• _Task objective_
From the first line of the listing below to the line with "cream_bar = [64, 56, 65, 74, 98, None]", print each line exactly, and nothing more. Leave out the pictures.

• _Data entries_
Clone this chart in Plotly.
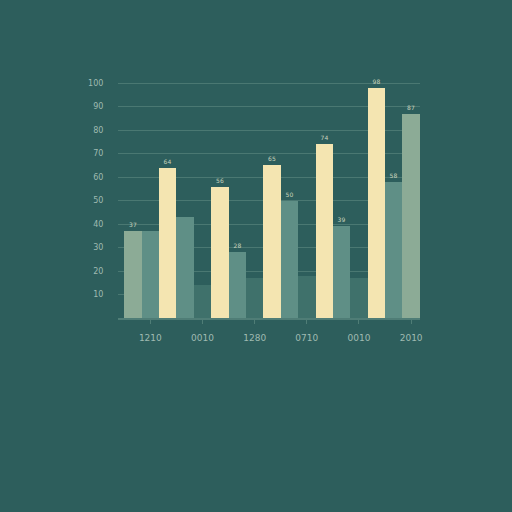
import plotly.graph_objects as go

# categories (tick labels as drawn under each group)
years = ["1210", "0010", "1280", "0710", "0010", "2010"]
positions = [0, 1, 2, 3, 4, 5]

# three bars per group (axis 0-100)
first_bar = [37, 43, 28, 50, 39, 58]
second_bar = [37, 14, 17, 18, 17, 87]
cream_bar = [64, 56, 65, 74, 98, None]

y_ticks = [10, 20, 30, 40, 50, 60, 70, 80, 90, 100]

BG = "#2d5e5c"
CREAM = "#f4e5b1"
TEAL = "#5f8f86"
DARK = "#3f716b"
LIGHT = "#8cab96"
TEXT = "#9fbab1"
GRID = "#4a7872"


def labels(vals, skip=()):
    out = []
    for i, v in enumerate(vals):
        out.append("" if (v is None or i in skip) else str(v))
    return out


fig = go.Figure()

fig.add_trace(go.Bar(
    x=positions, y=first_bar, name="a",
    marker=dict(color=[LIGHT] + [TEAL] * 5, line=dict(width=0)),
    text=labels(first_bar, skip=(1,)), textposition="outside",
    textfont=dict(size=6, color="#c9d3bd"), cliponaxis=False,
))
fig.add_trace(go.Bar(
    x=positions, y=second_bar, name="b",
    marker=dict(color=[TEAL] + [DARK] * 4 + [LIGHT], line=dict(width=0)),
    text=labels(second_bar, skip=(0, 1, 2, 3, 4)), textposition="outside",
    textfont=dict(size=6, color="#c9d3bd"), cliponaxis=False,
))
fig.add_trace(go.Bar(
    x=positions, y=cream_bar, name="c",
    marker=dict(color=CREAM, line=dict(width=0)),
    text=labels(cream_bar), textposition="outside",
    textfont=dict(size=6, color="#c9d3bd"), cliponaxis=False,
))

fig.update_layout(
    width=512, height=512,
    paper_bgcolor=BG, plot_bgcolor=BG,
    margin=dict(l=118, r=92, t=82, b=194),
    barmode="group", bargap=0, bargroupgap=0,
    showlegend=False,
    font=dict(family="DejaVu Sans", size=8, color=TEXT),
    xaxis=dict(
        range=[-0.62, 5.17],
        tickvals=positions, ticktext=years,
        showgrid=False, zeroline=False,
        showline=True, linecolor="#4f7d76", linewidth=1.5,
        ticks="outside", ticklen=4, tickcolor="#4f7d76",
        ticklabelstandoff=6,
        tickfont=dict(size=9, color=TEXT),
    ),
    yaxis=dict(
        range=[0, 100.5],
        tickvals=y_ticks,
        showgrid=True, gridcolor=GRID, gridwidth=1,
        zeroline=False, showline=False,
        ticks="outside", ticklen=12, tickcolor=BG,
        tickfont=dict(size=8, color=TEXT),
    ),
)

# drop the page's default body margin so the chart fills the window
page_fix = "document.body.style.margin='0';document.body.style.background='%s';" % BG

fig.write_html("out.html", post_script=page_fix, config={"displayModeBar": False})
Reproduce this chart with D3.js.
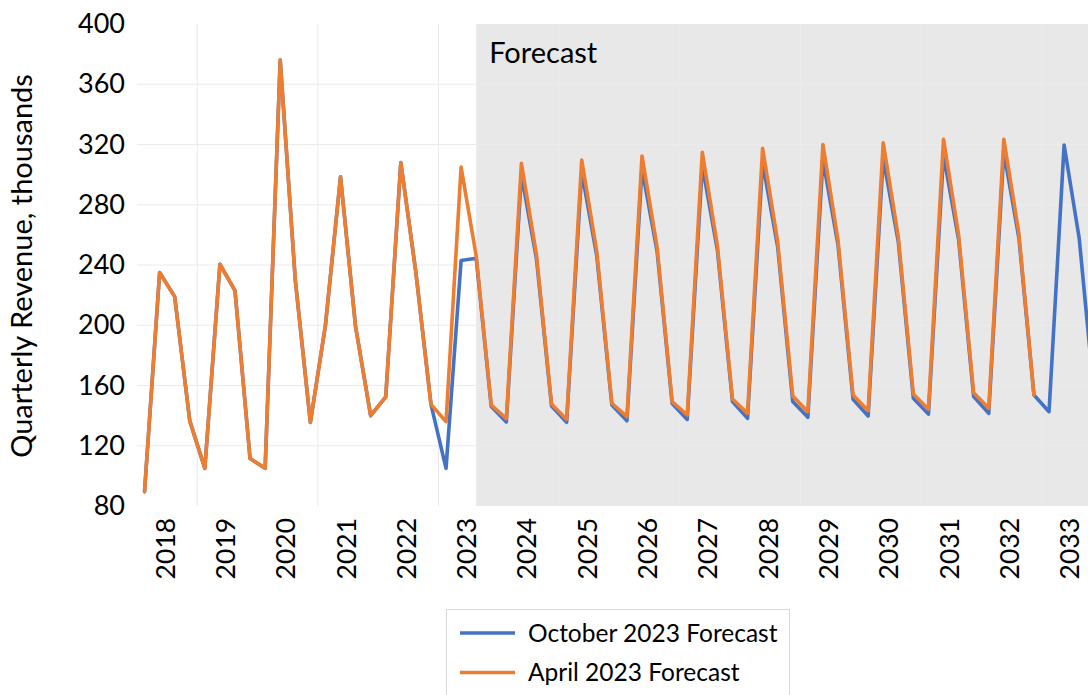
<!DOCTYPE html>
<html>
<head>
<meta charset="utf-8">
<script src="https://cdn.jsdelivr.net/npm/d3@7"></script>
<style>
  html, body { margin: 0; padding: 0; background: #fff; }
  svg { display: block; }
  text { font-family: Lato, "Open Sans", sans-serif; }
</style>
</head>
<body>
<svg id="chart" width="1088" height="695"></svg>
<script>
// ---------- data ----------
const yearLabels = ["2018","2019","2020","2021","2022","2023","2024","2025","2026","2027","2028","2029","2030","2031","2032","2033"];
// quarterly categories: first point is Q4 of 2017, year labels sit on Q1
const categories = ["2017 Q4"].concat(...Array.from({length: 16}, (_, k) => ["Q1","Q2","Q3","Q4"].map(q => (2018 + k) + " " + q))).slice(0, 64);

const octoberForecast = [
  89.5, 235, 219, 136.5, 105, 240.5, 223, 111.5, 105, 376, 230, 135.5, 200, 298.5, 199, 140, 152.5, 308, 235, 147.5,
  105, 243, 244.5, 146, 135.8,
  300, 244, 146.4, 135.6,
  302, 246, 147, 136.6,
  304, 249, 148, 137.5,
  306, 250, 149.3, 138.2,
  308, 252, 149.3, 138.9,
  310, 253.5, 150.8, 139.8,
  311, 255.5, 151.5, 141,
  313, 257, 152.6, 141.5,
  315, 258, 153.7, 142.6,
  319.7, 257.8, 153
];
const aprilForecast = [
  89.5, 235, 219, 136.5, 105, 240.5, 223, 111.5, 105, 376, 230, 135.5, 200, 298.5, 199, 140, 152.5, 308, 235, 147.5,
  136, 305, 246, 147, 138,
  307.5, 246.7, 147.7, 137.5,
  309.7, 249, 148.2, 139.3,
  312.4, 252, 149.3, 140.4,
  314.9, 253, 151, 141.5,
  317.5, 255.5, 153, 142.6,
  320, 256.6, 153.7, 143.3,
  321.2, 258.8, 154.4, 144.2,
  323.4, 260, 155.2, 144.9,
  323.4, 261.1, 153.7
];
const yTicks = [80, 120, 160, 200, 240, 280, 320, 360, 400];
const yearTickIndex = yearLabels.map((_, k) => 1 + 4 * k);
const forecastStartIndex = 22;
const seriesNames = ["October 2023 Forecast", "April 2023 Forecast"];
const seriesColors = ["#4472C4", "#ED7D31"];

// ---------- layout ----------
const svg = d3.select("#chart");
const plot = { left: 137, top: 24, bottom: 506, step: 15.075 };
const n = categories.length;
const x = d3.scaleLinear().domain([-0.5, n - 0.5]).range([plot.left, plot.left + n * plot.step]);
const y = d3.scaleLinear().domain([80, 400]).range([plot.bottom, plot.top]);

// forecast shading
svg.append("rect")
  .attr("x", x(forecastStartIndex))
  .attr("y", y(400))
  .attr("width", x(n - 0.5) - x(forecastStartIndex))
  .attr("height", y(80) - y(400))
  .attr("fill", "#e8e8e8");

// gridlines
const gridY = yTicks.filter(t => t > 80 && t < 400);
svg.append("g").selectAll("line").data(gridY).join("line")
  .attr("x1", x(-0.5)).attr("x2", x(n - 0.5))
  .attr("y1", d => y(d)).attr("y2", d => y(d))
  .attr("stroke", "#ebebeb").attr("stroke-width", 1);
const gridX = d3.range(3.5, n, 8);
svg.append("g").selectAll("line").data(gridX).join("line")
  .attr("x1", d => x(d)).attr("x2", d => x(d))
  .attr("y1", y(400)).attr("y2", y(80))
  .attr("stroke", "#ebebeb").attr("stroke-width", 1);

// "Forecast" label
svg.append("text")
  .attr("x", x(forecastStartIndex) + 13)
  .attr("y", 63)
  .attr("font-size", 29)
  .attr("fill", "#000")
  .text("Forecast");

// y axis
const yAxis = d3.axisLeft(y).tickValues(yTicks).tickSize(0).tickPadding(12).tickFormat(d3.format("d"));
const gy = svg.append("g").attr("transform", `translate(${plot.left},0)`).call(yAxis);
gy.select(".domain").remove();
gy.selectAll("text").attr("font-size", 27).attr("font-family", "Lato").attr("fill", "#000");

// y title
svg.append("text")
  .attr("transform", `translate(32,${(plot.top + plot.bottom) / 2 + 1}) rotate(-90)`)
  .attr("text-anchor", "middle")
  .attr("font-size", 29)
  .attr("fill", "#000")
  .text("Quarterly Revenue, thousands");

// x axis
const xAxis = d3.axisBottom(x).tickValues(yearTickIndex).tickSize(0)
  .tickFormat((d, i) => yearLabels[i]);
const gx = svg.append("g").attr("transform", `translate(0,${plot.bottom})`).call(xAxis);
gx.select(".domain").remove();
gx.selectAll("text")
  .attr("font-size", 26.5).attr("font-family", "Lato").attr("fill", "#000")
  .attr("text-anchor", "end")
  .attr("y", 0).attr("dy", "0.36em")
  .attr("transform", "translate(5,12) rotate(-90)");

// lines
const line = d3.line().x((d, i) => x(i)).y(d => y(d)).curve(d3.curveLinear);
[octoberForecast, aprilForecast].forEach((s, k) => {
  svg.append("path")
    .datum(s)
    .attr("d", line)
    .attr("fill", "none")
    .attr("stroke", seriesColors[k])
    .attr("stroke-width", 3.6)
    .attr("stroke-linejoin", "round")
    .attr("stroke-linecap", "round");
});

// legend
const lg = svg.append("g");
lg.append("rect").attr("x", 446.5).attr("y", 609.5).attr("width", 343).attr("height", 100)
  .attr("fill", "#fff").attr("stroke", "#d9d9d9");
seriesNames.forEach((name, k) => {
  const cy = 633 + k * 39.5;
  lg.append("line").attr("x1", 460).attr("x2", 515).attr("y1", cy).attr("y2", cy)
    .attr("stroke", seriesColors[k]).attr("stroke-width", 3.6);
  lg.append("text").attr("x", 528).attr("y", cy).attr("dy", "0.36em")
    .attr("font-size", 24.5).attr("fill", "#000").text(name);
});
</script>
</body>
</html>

• _Worked solution_
Clone this chart in Plotly.
import plotly.graph_objects as go

# categories (tick labels as drawn under each group)
years = ["1210", "0010", "1280", "0710", "0010", "2010"]
positions = [0, 1, 2, 3, 4, 5]

# three bars per group (axis 0-100)
first_bar = [37, 43, 28, 50, 39, 58]
second_bar = [37, 14, 17, 18, 17, 87]
cream_bar = [64, 56, 65, 74, 98, None]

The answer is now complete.